(Charts and diagrams as code)

--- Start ---

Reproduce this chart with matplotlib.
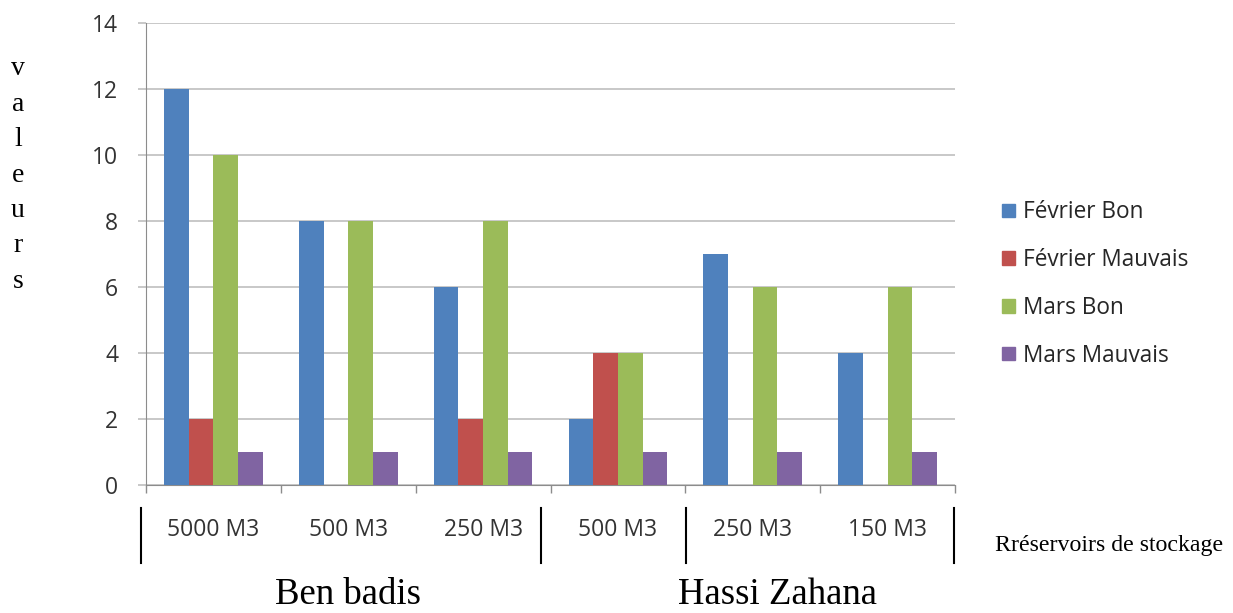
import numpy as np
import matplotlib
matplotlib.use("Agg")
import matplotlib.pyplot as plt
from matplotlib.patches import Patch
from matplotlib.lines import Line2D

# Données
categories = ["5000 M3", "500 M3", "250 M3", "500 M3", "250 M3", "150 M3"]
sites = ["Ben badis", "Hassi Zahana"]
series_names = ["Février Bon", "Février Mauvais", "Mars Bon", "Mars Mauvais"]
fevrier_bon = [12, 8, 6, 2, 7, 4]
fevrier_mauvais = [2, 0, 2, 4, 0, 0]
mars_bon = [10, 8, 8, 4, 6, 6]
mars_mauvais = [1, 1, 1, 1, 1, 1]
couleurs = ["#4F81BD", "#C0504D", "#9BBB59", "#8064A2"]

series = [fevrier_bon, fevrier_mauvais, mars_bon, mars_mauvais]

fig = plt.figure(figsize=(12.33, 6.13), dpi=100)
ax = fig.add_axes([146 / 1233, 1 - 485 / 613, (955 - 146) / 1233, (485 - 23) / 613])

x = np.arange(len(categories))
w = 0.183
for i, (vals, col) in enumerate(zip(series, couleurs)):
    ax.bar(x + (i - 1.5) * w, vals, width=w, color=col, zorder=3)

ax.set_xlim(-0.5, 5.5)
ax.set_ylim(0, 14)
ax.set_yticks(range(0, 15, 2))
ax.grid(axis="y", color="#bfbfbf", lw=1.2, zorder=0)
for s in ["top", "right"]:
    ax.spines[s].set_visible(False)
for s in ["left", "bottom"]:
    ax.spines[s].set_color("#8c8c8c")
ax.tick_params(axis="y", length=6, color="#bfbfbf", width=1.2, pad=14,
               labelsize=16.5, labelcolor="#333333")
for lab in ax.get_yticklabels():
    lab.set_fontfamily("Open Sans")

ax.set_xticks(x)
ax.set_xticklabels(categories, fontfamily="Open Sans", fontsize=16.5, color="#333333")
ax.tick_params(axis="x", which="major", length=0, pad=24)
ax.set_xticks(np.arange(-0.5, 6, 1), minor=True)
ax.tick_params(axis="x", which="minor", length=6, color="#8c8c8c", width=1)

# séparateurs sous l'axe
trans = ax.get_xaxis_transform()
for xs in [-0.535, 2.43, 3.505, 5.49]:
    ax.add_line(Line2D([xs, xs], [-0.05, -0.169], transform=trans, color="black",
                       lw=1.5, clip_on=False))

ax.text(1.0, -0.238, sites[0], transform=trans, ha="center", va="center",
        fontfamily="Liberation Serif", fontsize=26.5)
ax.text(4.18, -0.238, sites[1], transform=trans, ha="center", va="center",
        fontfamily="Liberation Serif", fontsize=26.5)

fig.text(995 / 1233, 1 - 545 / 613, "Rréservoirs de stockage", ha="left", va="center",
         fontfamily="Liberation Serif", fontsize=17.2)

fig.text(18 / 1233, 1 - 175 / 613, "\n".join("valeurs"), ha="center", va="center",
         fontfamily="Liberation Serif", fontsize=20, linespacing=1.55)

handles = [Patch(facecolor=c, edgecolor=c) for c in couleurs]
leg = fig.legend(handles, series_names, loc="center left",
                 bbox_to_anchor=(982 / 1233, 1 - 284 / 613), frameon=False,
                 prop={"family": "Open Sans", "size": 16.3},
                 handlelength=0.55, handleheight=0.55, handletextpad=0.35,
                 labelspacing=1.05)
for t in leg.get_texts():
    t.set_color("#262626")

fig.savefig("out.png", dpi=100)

--- End ---
--- Start ---

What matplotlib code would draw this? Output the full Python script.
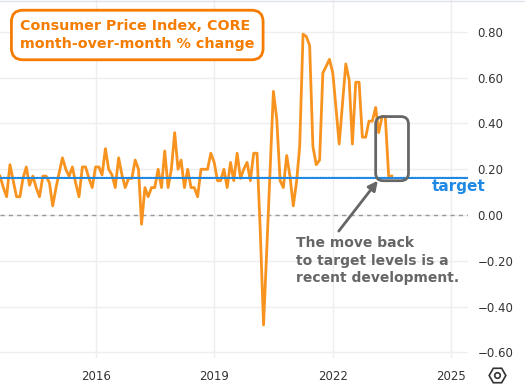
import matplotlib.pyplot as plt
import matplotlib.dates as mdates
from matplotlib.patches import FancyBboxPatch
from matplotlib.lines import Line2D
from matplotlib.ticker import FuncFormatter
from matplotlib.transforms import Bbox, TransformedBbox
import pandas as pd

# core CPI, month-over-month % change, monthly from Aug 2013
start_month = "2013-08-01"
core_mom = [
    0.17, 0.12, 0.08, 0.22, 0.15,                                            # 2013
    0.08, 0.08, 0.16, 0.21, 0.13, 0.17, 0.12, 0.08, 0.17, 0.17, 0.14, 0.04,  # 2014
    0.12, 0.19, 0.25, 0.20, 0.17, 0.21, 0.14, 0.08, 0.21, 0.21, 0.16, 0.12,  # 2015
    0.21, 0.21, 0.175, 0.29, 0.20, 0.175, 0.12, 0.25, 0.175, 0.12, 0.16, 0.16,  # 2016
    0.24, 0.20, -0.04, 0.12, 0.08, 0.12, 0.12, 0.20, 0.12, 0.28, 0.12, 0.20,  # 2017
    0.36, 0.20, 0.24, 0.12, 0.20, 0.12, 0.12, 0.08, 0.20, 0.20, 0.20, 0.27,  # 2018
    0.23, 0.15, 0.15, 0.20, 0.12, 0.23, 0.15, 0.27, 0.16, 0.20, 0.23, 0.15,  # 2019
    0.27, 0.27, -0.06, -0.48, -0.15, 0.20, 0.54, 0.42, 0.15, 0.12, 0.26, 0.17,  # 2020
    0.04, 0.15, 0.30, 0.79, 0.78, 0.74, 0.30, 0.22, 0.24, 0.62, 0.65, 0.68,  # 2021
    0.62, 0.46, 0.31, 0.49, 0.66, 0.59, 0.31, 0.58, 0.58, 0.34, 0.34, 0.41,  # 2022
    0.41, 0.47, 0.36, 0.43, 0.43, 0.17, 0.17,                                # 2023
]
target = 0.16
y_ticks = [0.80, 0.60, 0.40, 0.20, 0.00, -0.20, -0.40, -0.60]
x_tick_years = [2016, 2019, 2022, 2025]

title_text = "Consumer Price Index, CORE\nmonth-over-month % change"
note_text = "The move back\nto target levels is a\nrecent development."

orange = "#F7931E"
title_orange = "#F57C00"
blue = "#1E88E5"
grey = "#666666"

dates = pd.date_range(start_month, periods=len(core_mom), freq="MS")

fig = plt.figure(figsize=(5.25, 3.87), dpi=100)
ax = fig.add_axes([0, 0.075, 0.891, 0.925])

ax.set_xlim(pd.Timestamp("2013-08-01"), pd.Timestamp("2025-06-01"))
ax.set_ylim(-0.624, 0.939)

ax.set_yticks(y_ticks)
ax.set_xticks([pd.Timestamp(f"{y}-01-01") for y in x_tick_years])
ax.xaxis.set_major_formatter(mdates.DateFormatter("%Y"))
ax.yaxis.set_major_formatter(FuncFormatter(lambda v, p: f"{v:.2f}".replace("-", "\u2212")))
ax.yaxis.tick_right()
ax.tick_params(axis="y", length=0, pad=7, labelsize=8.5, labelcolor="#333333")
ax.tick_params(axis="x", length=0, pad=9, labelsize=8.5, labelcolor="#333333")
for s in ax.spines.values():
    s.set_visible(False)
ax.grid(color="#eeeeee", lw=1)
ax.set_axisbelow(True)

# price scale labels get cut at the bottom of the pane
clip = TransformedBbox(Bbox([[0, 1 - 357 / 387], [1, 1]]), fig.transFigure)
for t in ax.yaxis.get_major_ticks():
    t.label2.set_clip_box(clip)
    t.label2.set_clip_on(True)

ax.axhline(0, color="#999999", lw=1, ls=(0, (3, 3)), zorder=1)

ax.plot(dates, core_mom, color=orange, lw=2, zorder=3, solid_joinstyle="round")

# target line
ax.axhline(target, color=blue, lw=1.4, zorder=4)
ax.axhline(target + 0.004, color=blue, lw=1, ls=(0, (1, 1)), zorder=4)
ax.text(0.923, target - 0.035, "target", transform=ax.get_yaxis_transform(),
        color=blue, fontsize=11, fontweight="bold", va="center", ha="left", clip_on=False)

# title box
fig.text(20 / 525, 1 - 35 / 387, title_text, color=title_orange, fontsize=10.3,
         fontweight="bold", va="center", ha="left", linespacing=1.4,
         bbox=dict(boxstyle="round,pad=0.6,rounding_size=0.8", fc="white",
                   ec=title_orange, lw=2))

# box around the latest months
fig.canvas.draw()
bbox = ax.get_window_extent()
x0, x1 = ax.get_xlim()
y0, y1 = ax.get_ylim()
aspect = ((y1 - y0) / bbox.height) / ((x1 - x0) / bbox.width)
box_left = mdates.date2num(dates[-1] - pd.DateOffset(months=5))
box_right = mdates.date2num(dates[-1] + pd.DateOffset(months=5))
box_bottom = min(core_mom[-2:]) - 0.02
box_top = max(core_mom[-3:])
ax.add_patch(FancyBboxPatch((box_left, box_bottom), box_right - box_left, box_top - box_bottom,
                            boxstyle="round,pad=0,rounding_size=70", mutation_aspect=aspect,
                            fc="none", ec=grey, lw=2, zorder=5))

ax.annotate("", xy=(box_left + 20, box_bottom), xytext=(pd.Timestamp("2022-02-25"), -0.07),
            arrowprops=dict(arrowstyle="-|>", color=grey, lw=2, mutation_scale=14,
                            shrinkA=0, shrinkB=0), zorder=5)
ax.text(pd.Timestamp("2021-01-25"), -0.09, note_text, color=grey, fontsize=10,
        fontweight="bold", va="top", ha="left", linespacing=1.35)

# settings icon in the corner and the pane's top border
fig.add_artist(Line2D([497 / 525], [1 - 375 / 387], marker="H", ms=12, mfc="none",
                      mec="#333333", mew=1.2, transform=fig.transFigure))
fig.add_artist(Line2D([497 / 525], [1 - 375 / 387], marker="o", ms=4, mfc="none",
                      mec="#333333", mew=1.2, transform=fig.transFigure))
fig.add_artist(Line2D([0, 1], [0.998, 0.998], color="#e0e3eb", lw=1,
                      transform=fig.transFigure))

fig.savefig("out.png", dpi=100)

--- End ---

● **Your goal**: Leave the pictures out, then copy word for word only the lines from the one containing "What matplotlib code" through the one containing "import pandas as pd", both included.

● **Complete response**:
What matplotlib code would draw this? Output the full Python script.
import matplotlib.pyplot as plt
import matplotlib.dates as mdates
from matplotlib.patches import FancyBboxPatch
from matplotlib.lines import Line2D
from matplotlib.ticker import FuncFormatter
from matplotlib.transforms import Bbox, TransformedBbox
import pandas as pd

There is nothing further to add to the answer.